Muchas veces sucede que mantener nuestro prestigio nos hace ensoberbecernos y produce el efecto en nosotros de la soberbia. Es entonces cuando el Maligno se aprovecha de nuestra debilidad e intenta romper nuestro equilibrio y mansedumbre. Enciende nuestro prestigio y pone nuestra soberbia incandescente.
Experimentamos furia y enfado. Nos consideramos mal tratados aunque el motivo del enfado no haya sido intencionado sino producto de nuestra naturaleza humana. Somos imperfectos y, algunas veces, nos olvidamos de las cosas que nos proponemos hacer. El origen de esta soberbia es que nos sentimos pobres al comprobar que no hemos podido satisfacer nuestro ego de poder.
Ese favor, que nos habíamos comprometido resolver nos ha fallado, y nos importa más nuestro prestigio que la solución que pretendíamos. No responder a lo que nos pedían es lo que nos fastidia.
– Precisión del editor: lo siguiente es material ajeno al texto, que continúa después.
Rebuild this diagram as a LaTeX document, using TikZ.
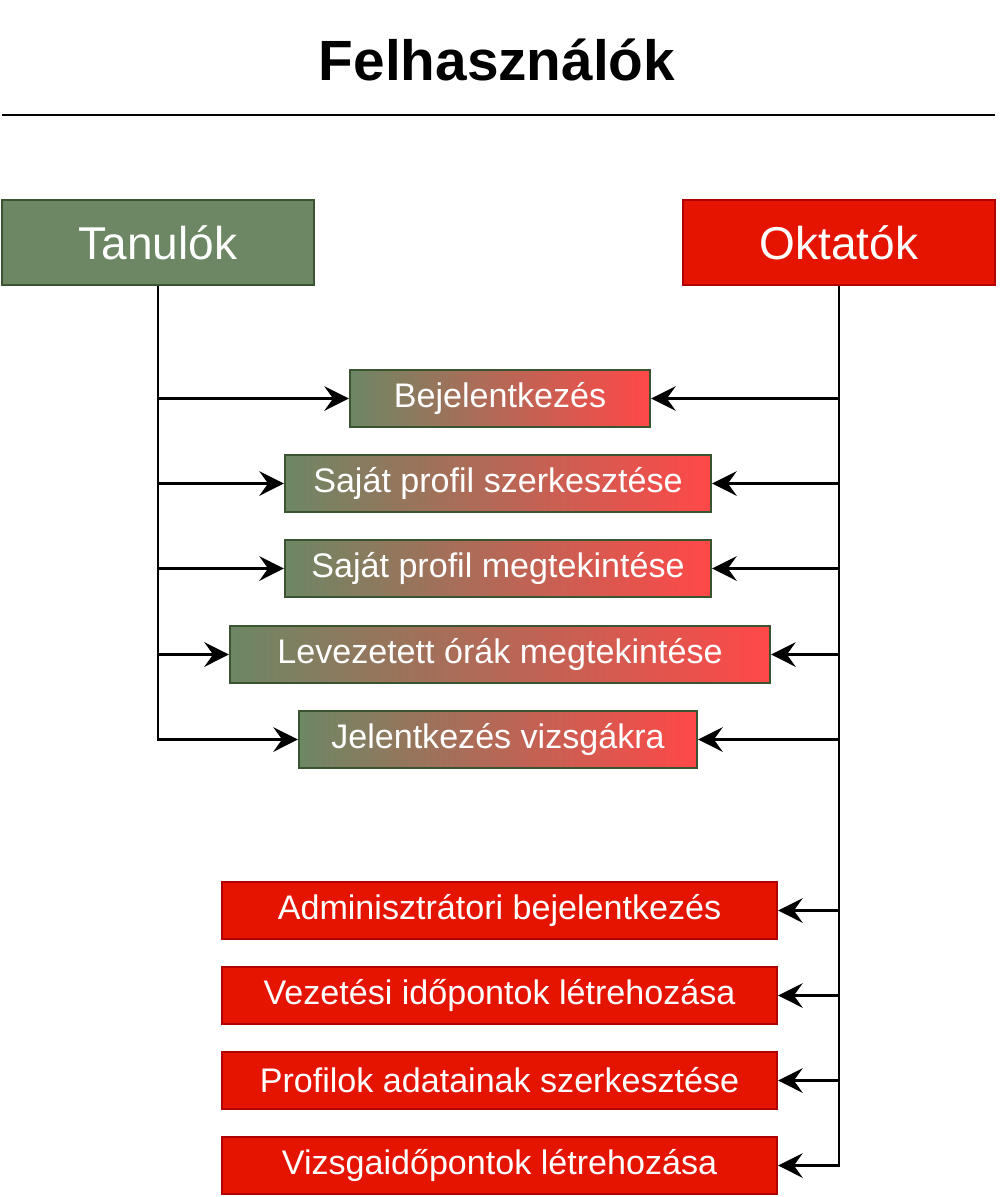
\documentclass[tikz,border=0pt]{standalone}
\usepackage{fontspec}
\setmainfont{Liberation Sans}
\usepackage{xcolor}
\usetikzlibrary{arrows.meta}

\definecolor{zold}{HTML}{6D8764}
\definecolor{zoldkeret}{HTML}{3A5431}
\definecolor{piros}{HTML}{E51400}
\definecolor{piroskeret}{HTML}{B20000}
\definecolor{vilagospiros}{HTML}{FF4848}

\begin{document}
\begin{tikzpicture}[x=0.02cm,y=-0.02cm,
fo/.style={draw=#1,line width=1.3pt,text=white,minimum height=1.7cm,minimum width=6.24cm,
  font=\fontsize{26.2}{30}\selectfont},
atmenet/.style={draw=zoldkeret,line width=1.3pt,left color=zold,right color=vilagospiros,
  text=white,minimum height=1.14cm,font=\fontsize{19.4}{23}\selectfont},
admin/.style={draw=piroskeret,line width=1.3pt,fill=piros,text=white,minimum height=1.14cm,
  minimum width=11.1cm,font=\fontsize{19.4}{23}\selectfont},
nyil/.style={line width=1.5pt,-{Stealth[length=14pt,width=14pt,inset=5pt]}},
]
\useasboundingbox (0,0) rectangle (1000,1197);

\node[font=\fontsize{32.3}{38}\selectfont\bfseries] (cim) at (497,60) {Felhasználók};
\coordinate (v1) at (2,115);
\coordinate (v2) at (995,115);
\draw[line width=1.5pt] (v1) -- (v2);

\node[fo=zoldkeret,fill=zold] (tan) at (158,242.5) {Tanulók};
\node[fo=piroskeret,fill=piros] (okt) at (839,242.5) {Oktatók};

% kozos funkciok
\node[atmenet,minimum width=6cm] (b1) at (500,398.5) {Bejelentkezés};
\node[atmenet,minimum width=8.52cm] (b2) at (498,483.5) {Saját profil szerkesztése};
\node[atmenet,minimum width=8.52cm] (b3) at (498,568.5) {Saját profil megtekintése};
\node[atmenet,minimum width=10.8cm] (b4) at (500,654.5) {Levezetett órák megtekintése};
\node[atmenet,minimum width=7.96cm] (b5) at (498,739.5) {Jelentkezés vizsgákra};

% csak oktatok
\node[admin] (a1) at (499.5,910.5) {Adminisztrátori bejelentkezés};
\node[admin] (a2) at (499.5,995.5) {Vezetési időpontok létrehozása};
\node[admin] (a3) at (499.5,1080.5) {Profilok adatainak szerkesztése};
\node[admin] (a4) at (499.5,1165.5) {Vizsgaidőpontok létrehozása};

\foreach \b in {b1,b2,b3,b4,b5}{
  \draw[nyil] (tan.south) |- (\b.west);
  \draw[nyil] (okt.south) |- (\b.east);
}
\foreach \a in {a1,a2,a3,a4}
  \draw[nyil] (okt.south) |- (\a.east);

\end{tikzpicture}
\end{document}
E incluso, muchas veces por el afán de prestigio, nos saltamos la legalidad para hacer algo que consideramos un privilegio, aunque en ello pisemos a otros.
María sabe mucho de eso, pues ella pudo experimentar algo así cuando Jesús, su Hijo, respondió, aludiendo a los que le advirtieron que su Madre y sus hermanos le buscaban, que su madre y hermanos eran los que cumplían la Voluntad de su Padre del Cielo. Sabía Ella muy bien a qué se refería Jesús, y no le importó y supo aceptarlo, antes de ensoberbecerse o tomarlo a mal, ante la mirada y pensamientos de los que le miraban y rodeaban.
Miremos a María, la Madre de Dios, que supo estar siempre, llena de humildad, a la altura de verdadera Madre. María, Madre de Dios y Madre nuestra, ruega por nosotros.